PROBLEM TO WORK ON:
Would you write out the listing verbatim and skip every picture in it?

RAW DATA:
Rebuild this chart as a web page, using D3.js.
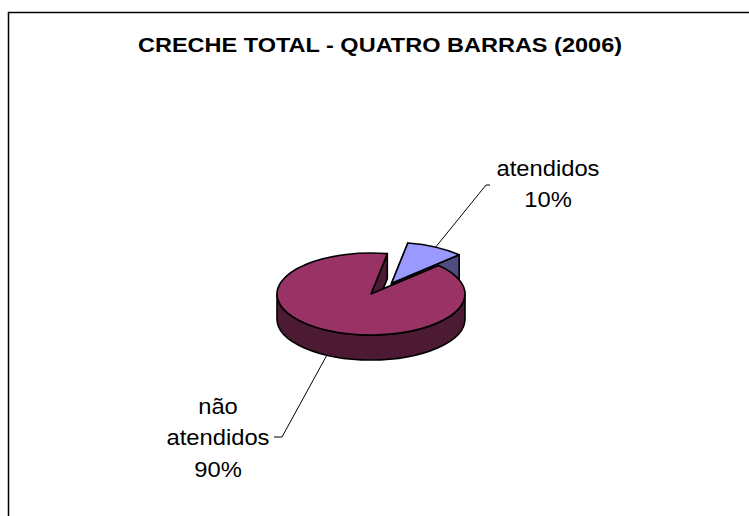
<!DOCTYPE html>
<html>
<head>
<meta charset="utf-8">
<script src="https://cdn.jsdelivr.net/npm/d3@7"></script>
<style>
  body { margin: 0; background: #fff; }
  svg text { font-family: "Liberation Sans", Arial, sans-serif; }
</style>
</head>
<body>
<div id="chart"></div>
<script>
const title = 'CRECHE TOTAL - QUATRO BARRAS (2006)';
const categories = ['atendidos', 'não atendidos'];
const values = [10, 90];
const pctLabels = ['10%', '90%'];
const labelLines = [['atendidos', '10%'], ['não', 'atendidos', '90%']];
const topColors = ['#9999ff', '#993366'];
const sideColors = ['#4d4d80', '#4d1a33'];

const w = 749, h = 516;
const cx = 371, cy = 294, rx = 94, ry = 41, depth = 25;
const explode = [0.34, 0];
const explodeTurn = 12; // degrees, the 3D view pushes the exploded slice a bit to the right
const rad = Math.PI / 180;

const svg = d3.select('#chart').append('svg')
    .attr('width', w)
    .attr('height', h);

// chart frame (right and bottom edges fall outside the picture)
svg.append('rect')
    .attr('x', 8.5).attr('y', 12.5)
    .attr('width', 800).attr('height', 600)
    .attr('fill', '#fff')
    .attr('stroke', '#000')
    .attr('stroke-width', 1.5);

svg.append('text')
    .attr('transform', 'translate(380,52) scale(1.12,1)')
    .attr('text-anchor', 'middle')
    .attr('font-size', 21)
    .attr('font-weight', 'bold')
    .text(title);

const pie = d3.pie().sort(null).startAngle(10 * rad).endAngle(370 * rad);
const arcs = pie(values);

// point on the tilted ellipse, angle clockwise from 12 o'clock
const P = (a, r, z, o) => [o[0] + r * rx * Math.sin(a), o[1] - r * ry * Math.cos(a) + z];

arcs.forEach((d, i) => {
    const mid = (d.startAngle + d.endAngle) / 2;
    const dir = mid + explodeTurn * rad;
    d.mid = mid;
    d.o = [cx + explode[i] * rx * Math.sin(dir), cy - explode[i] * ry * Math.cos(dir)];
});

const topPath = d => {
    const a = P(d.startAngle, 1, 0, d.o), b = P(d.endAngle, 1, 0, d.o);
    const large = d.endAngle - d.startAngle > Math.PI ? 1 : 0;
    return `M${d.o[0]},${d.o[1]}L${a[0]},${a[1]}A${rx},${ry} 0 ${large} 1 ${b[0]},${b[1]}Z`;
};
const radialPath = (d, a) => {
    const p = P(a, 1, 0, d.o), q = P(a, 1, depth, d.o);
    return `M${d.o[0]},${d.o[1]}L${p[0]},${p[1]}L${q[0]},${q[1]}L${d.o[0]},${d.o[1] + depth}Z`;
};
const wallPath = d => {
    // front half of the rim is visible: 90deg .. 270deg
    let s = Math.max(d.startAngle, 90 * rad), e = Math.min(d.endAngle, 270 * rad);
    if (e <= s) return null;
    const a = P(s, 1, 0, d.o), b = P(e, 1, 0, d.o), c = P(e, 1, depth, d.o), f = P(s, 1, depth, d.o);
    return `M${a[0]},${a[1]}A${rx},${ry} 0 0 1 ${b[0]},${b[1]}L${c[0]},${c[1]}A${rx},${ry} 0 0 0 ${f[0]},${f[1]}Z`;
};

const g = svg.append('g').attr('stroke', '#000').attr('stroke-width', 1.6).attr('stroke-linejoin', 'round');

arcs.forEach((d, i) => {
    const s = g.append('g').attr('class', 'slice');
    [d.startAngle, d.endAngle].forEach(a => {
        s.append('path').attr('d', radialPath(d, a)).attr('fill', sideColors[i]);
    });
    const wp = wallPath(d);
    if (wp) s.append('path').attr('d', wp).attr('fill', sideColors[i]);
    s.append('path').attr('d', topPath(d)).attr('fill', topColors[i]);
});

// data labels with leader lines
const labelPos = [[548, 176], [218, 414]];
const lineGap = 31.5;
const leaderEnd = [[[486, 185], [490, 185]], [[282, 437], [274, 437]]];

arcs.forEach((d, i) => {
    const start = i === 0 ? P(d.mid, 1, 0, d.o) : P(d.mid, 1, depth, d.o);
    svg.append('path')
        .attr('d', d3.line()([start, leaderEnd[i][0], leaderEnd[i][1]]))
        .attr('fill', 'none')
        .attr('stroke', '#000')
        .attr('stroke-width', 1);

    const t = svg.append('text')
        .attr('transform', `translate(${labelPos[i][0]},${labelPos[i][1]}) scale(1.08,1)`)
        .attr('text-anchor', 'middle')
        .attr('font-size', 22);
    labelLines[i].forEach((ln, k) => {
        t.append('tspan')
            .attr('x', 0)
            .attr('y', k * lineGap)
            .text(ln);
    });
});
</script>
</body>
</html>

SOLVED PROBLEM:
Rebuild this chart as a web page, using D3.js.
<!DOCTYPE html>
<html>
<head>
<meta charset="utf-8">
<script src="https://cdn.jsdelivr.net/npm/d3@7"></script>
<style>
  body { margin: 0; background: #fff; }
  svg text { font-family: "Liberation Sans", Arial, sans-serif; }
</style>
</head>
<body>
<div id="chart"></div>
<script>
const title = 'CRECHE TOTAL - QUATRO BARRAS (2006)';
const categories = ['atendidos', 'não atendidos'];
const values = [10, 90];
const pctLabels = ['10%', '90%'];
const labelLines = [['atendidos', '10%'], ['não', 'atendidos', '90%']];
const topColors = ['#9999ff', '#993366'];
const sideColors = ['#4d4d80', '#4d1a33'];

const w = 749, h = 516;
const cx = 371, cy = 294, rx = 94, ry = 41, depth = 25;
const explode = [0.34, 0];
const explodeTurn = 12; // degrees, the 3D view pushes the exploded slice a bit to the right
const rad = Math.PI / 180;

const svg = d3.select('#chart').append('svg')
    .attr('width', w)
    .attr('height', h);

// chart frame (right and bottom edges fall outside the picture)
svg.append('rect')
    .attr('x', 8.5).attr('y', 12.5)
    .attr('width', 800).attr('height', 600)
    .attr('fill', '#fff')
    .attr('stroke', '#000')
    .attr('stroke-width', 1.5);

svg.append('text')
    .attr('transform', 'translate(380,52) scale(1.12,1)')
    .attr('text-anchor', 'middle')
    .attr('font-size', 21)
    .attr('font-weight', 'bold')
    .text(title);

const pie = d3.pie().sort(null).startAngle(10 * rad).endAngle(370 * rad);
const arcs = pie(values);

// point on the tilted ellipse, angle clockwise from 12 o'clock
const P = (a, r, z, o) => [o[0] + r * rx * Math.sin(a), o[1] - r * ry * Math.cos(a) + z];

arcs.forEach((d, i) => {
    const mid = (d.startAngle + d.endAngle) / 2;
    const dir = mid + explodeTurn * rad;
    d.mid = mid;
    d.o = [cx + explode[i] * rx * Math.sin(dir), cy - explode[i] * ry * Math.cos(dir)];
});

const topPath = d => {
    const a = P(d.startAngle, 1, 0, d.o), b = P(d.endAngle, 1, 0, d.o);
    const large = d.endAngle - d.startAngle > Math.PI ? 1 : 0;
    return `M${d.o[0]},${d.o[1]}L${a[0]},${a[1]}A${rx},${ry} 0 ${large} 1 ${b[0]},${b[1]}Z`;
};
const radialPath = (d, a) => {
    const p = P(a, 1, 0, d.o), q = P(a, 1, depth, d.o);
    return `M${d.o[0]},${d.o[1]}L${p[0]},${p[1]}L${q[0]},${q[1]}L${d.o[0]},${d.o[1] + depth}Z`;
};
const wallPath = d => {
    // front half of the rim is visible: 90deg .. 270deg
    let s = Math.max(d.startAngle, 90 * rad), e = Math.min(d.endAngle, 270 * rad);
    if (e <= s) return null;
    const a = P(s, 1, 0, d.o), b = P(e, 1, 0, d.o), c = P(e, 1, depth, d.o), f = P(s, 1, depth, d.o);
    return `M${a[0]},${a[1]}A${rx},${ry} 0 0 1 ${b[0]},${b[1]}L${c[0]},${c[1]}A${rx},${ry} 0 0 0 ${f[0]},${f[1]}Z`;
};

const g = svg.append('g').attr('stroke', '#000').attr('stroke-width', 1.6).attr('stroke-linejoin', 'round');

arcs.forEach((d, i) => {
    const s = g.append('g').attr('class', 'slice');
    [d.startAngle, d.endAngle].forEach(a => {
        s.append('path').attr('d', radialPath(d, a)).attr('fill', sideColors[i]);
    });
    const wp = wallPath(d);
    if (wp) s.append('path').attr('d', wp).attr('fill', sideColors[i]);
    s.append('path').attr('d', topPath(d)).attr('fill', topColors[i]);
});

// data labels with leader lines
const labelPos = [[548, 176], [218, 414]];
const lineGap = 31.5;
const leaderEnd = [[[486, 185], [490, 185]], [[282, 437], [274, 437]]];

arcs.forEach((d, i) => {
    const start = i === 0 ? P(d.mid, 1, 0, d.o) : P(d.mid, 1, depth, d.o);
    svg.append('path')
        .attr('d', d3.line()([start, leaderEnd[i][0], leaderEnd[i][1]]))
        .attr('fill', 'none')
        .attr('stroke', '#000')
        .attr('stroke-width', 1);

    const t = svg.append('text')
        .attr('transform', `translate(${labelPos[i][0]},${labelPos[i][1]}) scale(1.08,1)`)
        .attr('text-anchor', 'middle')
        .attr('font-size', 22);
    labelLines[i].forEach((ln, k) => {
        t.append('tspan')
            .attr('x', 0)
            .attr('y', k * lineGap)
            .text(ln);
    });
});
</script>
</body>
</html>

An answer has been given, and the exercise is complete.